_What you are asked to do:_
Provide an exact copy of the data, excluding the images.

• • •

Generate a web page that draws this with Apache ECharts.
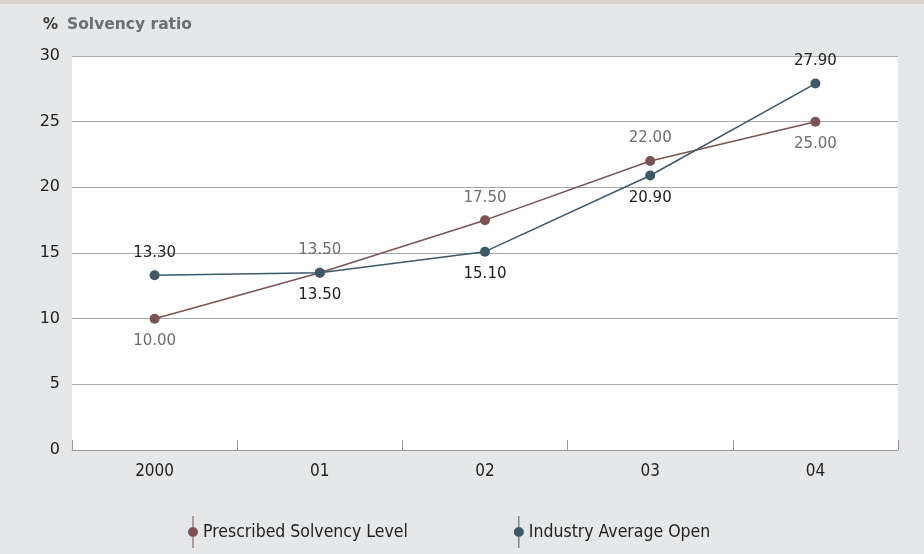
<!DOCTYPE html>
<html>
<head>
<meta charset="utf-8">
<script src="https://cdn.jsdelivr.net/npm/echarts@6/dist/echarts.min.js"></script>
<style>
	html, body { margin: 0; padding: 0; background: #e6e7e8; }
	#main { width: 924px; height: 550px; border-top: 4px solid #dbd6d1; }
</style>
</head>
<body>
<div id="main"></div>
<script type="text/javascript">
	// 数据
	var years = ['2000', '01', '02', '03', '04'];
	var prescribed = [10.00, 13.50, 17.50, 22.00, 25.00];
	var industry = [13.30, 13.50, 15.10, 20.90, 27.90];
	// 标签位置：上 / 下
	var prescribedPos = ['bottom', 'top', 'top', 'top', 'bottom'];
	var industryPos = ['top', 'bottom', 'bottom', 'bottom', 'top'];

	var colorP = '#7d5252';
	var colorI = '#3e5868';

	function buildData(vals, pos, color) {
		var out = [];
		for (var i = 0; i < vals.length; i++) {
			out.push({
				value: vals[i],
				label: { position: pos[i], color: color }
			});
		}
		return out;
	}

	var legendIcon = 'path://M4.5,0 L5.5,0 L5.5,32 L4.5,32 Z M5,11 A5,5 0 1,1 5,21 A5,5 0 1,1 5,11 Z';

	var myChart = echarts.init(document.getElementById('main'));

	var option = {
		backgroundColor: '#e6e7e8',
		animation: false,
		title: {
			text: '{p|%}{s|Solvency ratio}',
			left: 38,
			top: 8,
			textStyle: {
				rich: {
					p: { fontFamily: 'DejaVu Sans', fontSize: 15, fontWeight: 'bold', color: '#333', padding: [0, 9, 0, 0] },
					s: { fontFamily: 'DejaVu Sans', fontSize: 15.5, fontWeight: 'bold', color: '#6d6e70' }
				}
			}
		},
		grid: {
			left: 72,
			right: 26,
			top: 52,
			bottom: 104,
			show: true,
			backgroundColor: '#ffffff',
			borderWidth: 0
		},
		legend: {
			left: 183,
			top: 507,
			itemWidth: 10,
			itemHeight: 32,
			itemGap: 106,
			textStyle: { fontFamily: 'DejaVu Sans Condensed', fontSize: 17.5, color: '#222' },
			data: [
				{ name: 'Prescribed Solvency Level', icon: legendIcon },
				{ name: 'Industry Average Open', icon: legendIcon }
			]
		},
		xAxis: {
			type: 'category',
			data: years,
			boundaryGap: true,
			axisLine: { lineStyle: { color: '#999', width: 1 } },
			axisTick: { show: true, inside: true, length: 10, lineStyle: { color: '#999' } },
			axisLabel: { fontFamily: 'DejaVu Sans Condensed', fontSize: 17, color: '#222', margin: 13 }
		},
		yAxis: {
			type: 'value',
			min: 0,
			max: 30,
			interval: 5,
			axisLine: { show: false },
			axisTick: { show: false },
			axisLabel: { fontFamily: 'DejaVu Sans', fontSize: 16, color: '#222', margin: 12 },
			splitLine: { lineStyle: { color: '#a7a9ac', width: 1 } }
		},
		series: [
			{
				name: 'Prescribed Solvency Level',
				type: 'line',
				data: buildData(prescribed, prescribedPos, '#6d6e70'),
				symbol: 'circle',
				symbolSize: 10,
				itemStyle: { color: colorP },
				lineStyle: { color: colorP, width: 1.5 },
				label: {
					show: true,
					fontFamily: 'DejaVu Sans',
					fontSize: 15,
					distance: 10,
					formatter: function (p) { return p.value.toFixed(2); }
				}
			},
			{
				name: 'Industry Average Open',
				type: 'line',
				data: buildData(industry, industryPos, '#222'),
				symbol: 'circle',
				symbolSize: 10,
				itemStyle: { color: colorI },
				lineStyle: { color: colorI, width: 1.5 },
				label: {
					show: true,
					fontFamily: 'DejaVu Sans',
					fontSize: 15,
					distance: 10,
					formatter: function (p) { return p.value.toFixed(2); }
				}
			}
		]
	};

	myChart.setOption(option);
</script>
</body>
</html>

• • •

_Output:_
Generate a web page that draws this with Apache ECharts.
<!DOCTYPE html>
<html>
<head>
<meta charset="utf-8">
<script src="https://cdn.jsdelivr.net/npm/echarts@6/dist/echarts.min.js"></script>
<style>
	html, body { margin: 0; padding: 0; background: #e6e7e8; }
	#main { width: 924px; height: 550px; border-top: 4px solid #dbd6d1; }
</style>
</head>
<body>
<div id="main"></div>
<script type="text/javascript">
	// 数据
	var years = ['2000', '01', '02', '03', '04'];
	var prescribed = [10.00, 13.50, 17.50, 22.00, 25.00];
	var industry = [13.30, 13.50, 15.10, 20.90, 27.90];
	// 标签位置：上 / 下
	var prescribedPos = ['bottom', 'top', 'top', 'top', 'bottom'];
	var industryPos = ['top', 'bottom', 'bottom', 'bottom', 'top'];

	var colorP = '#7d5252';
	var colorI = '#3e5868';

	function buildData(vals, pos, color) {
		var out = [];
		for (var i = 0; i < vals.length; i++) {
			out.push({
				value: vals[i],
				label: { position: pos[i], color: color }
			});
		}
		return out;
	}

	var legendIcon = 'path://M4.5,0 L5.5,0 L5.5,32 L4.5,32 Z M5,11 A5,5 0 1,1 5,21 A5,5 0 1,1 5,11 Z';

	var myChart = echarts.init(document.getElementById('main'));

	var option = {
		backgroundColor: '#e6e7e8',
		animation: false,
		title: {
			text: '{p|%}{s|Solvency ratio}',
			left: 38,
			top: 8,
			textStyle: {
				rich: {
					p: { fontFamily: 'DejaVu Sans', fontSize: 15, fontWeight: 'bold', color: '#333', padding: [0, 9, 0, 0] },
					s: { fontFamily: 'DejaVu Sans', fontSize: 15.5, fontWeight: 'bold', color: '#6d6e70' }
				}
			}
		},
		grid: {
			left: 72,
			right: 26,
			top: 52,
			bottom: 104,
			show: true,
			backgroundColor: '#ffffff',
			borderWidth: 0
		},
		legend: {
			left: 183,
			top: 507,
			itemWidth: 10,
			itemHeight: 32,
			itemGap: 106,
			textStyle: { fontFamily: 'DejaVu Sans Condensed', fontSize: 17.5, color: '#222' },
			data: [
				{ name: 'Prescribed Solvency Level', icon: legendIcon },
				{ name: 'Industry Average Open', icon: legendIcon }
			]
		},
		xAxis: {
			type: 'category',
			data: years,
			boundaryGap: true,
			axisLine: { lineStyle: { color: '#999', width: 1 } },
			axisTick: { show: true, inside: true, length: 10, lineStyle: { color: '#999' } },
			axisLabel: { fontFamily: 'DejaVu Sans Condensed', fontSize: 17, color: '#222', margin: 13 }
		},
		yAxis: {
			type: 'value',
			min: 0,
			max: 30,
			interval: 5,
			axisLine: { show: false },
			axisTick: { show: false },
			axisLabel: { fontFamily: 'DejaVu Sans', fontSize: 16, color: '#222', margin: 12 },
			splitLine: { lineStyle: { color: '#a7a9ac', width: 1 } }
		},
		series: [
			{
				name: 'Prescribed Solvency Level',
				type: 'line',
				data: buildData(prescribed, prescribedPos, '#6d6e70'),
				symbol: 'circle',
				symbolSize: 10,
				itemStyle: { color: colorP },
				lineStyle: { color: colorP, width: 1.5 },
				label: {
					show: true,
					fontFamily: 'DejaVu Sans',
					fontSize: 15,
					distance: 10,
					formatter: function (p) { return p.value.toFixed(2); }
				}
			},
			{
				name: 'Industry Average Open',
				type: 'line',
				data: buildData(industry, industryPos, '#222'),
				symbol: 'circle',
				symbolSize: 10,
				itemStyle: { color: colorI },
				lineStyle: { color: colorI, width: 1.5 },
				label: {
					show: true,
					fontFamily: 'DejaVu Sans',
					fontSize: 15,
					distance: 10,
					formatter: function (p) { return p.value.toFixed(2); }
				}
			}
		]
	};

	myChart.setOption(option);
</script>
</body>
</html>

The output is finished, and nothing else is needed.